Na jaren van bekommernis voor het fenomeen kan ik eigenlijk maar één allesomvattende common sense oorzaak aanwijzen en gebaseerd op voorgaande summiere uiteenzetting: intelligentie, die niet alleen gerelateerd is aan het wiskundige, zoals sommigen maar al te graag geloven.

Zij het sociale intelligentie, zij het inzicht, empathie, redeneer- en relativeervermogen, abstractie, altruïsme of van welke aard ook…een beter ontwikkelt hersenknobbeltje dat in staat is om te begrijpen dat wij “gelijkheid” in welke vorm ook MOETEN blijven ondersteunen en construeren.

En het allerbelangrijkste om dat te doen is deze aardbewoners van kindsbeen af bewust maken van het gegeven dat wij allemaal leven op deze aardbol.

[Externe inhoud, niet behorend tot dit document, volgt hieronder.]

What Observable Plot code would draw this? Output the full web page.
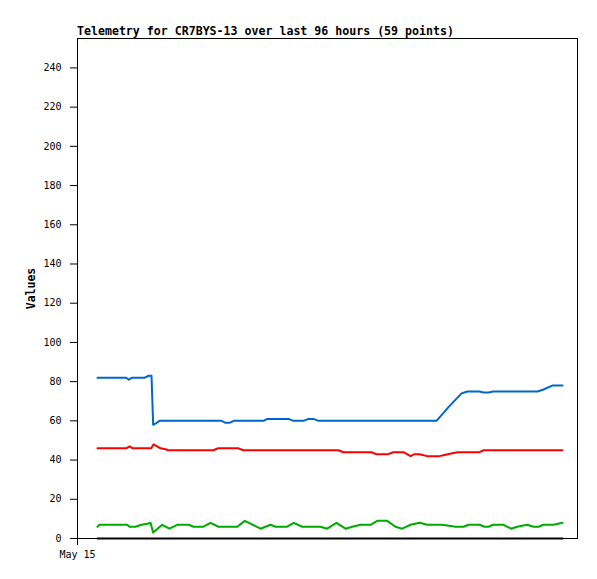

Wij zijn een verenigd mensenras op deze planeet en misschien wel de Aliens van ons zonnestelsel. Wij zijn allemaal gelijk door onze genetische afkomst en de grenzen werden gecreëerd door hen die er op dat ogenblik belang bij hadden. Er bestaat niemand anders dan “de mens” op deze aardbol naast het dieren- en plantenrijk en het is niet omdat wij gevarieerd zijn dat wij niet gelijk zijn. Dat geeft ons dus NIET het recht om ons beter te voelen dan andere soortgenoten. Alle andere argumenten die het tegendeel willen bewijzen zijn gesteund op onzin, egoïsme, niet empathisch gedrag, macht en allerhande subvormen, verbeeldingskracht, domheid, antisociaal gedrag en eventuele aanleg.

In het belang van de wereldvrede moeten sommigen van ons vechten tegen de gedachtegang van ongelijkheid en alle vormen van machtsmisbruik welke daaruit ontstaan. Gelukkig ondernemen heel wat mensen en organisaties initiatieven om voorgaande te verhinderen. Ondertussen transformeren we echter daadwerkelijk naar de toekomstbeleving van George Orwell en 1984, zij het dat onze maatschappelijke beleving zal terugkeren naar 1884 of eerder als we alles laten begaan door individualisten die menen dat wij moeten evolueren naar een (corrupte) politiestaat en meer.

Wanneer gaat het gros van de burgers maar vooral politici ontwaken en in het belang van de blauwe aarde als geheel opkomen voor “het recht op vrede en geluk” zodat we de samenleving met een gerust hart kunnen overlaten aan de volgende generatie?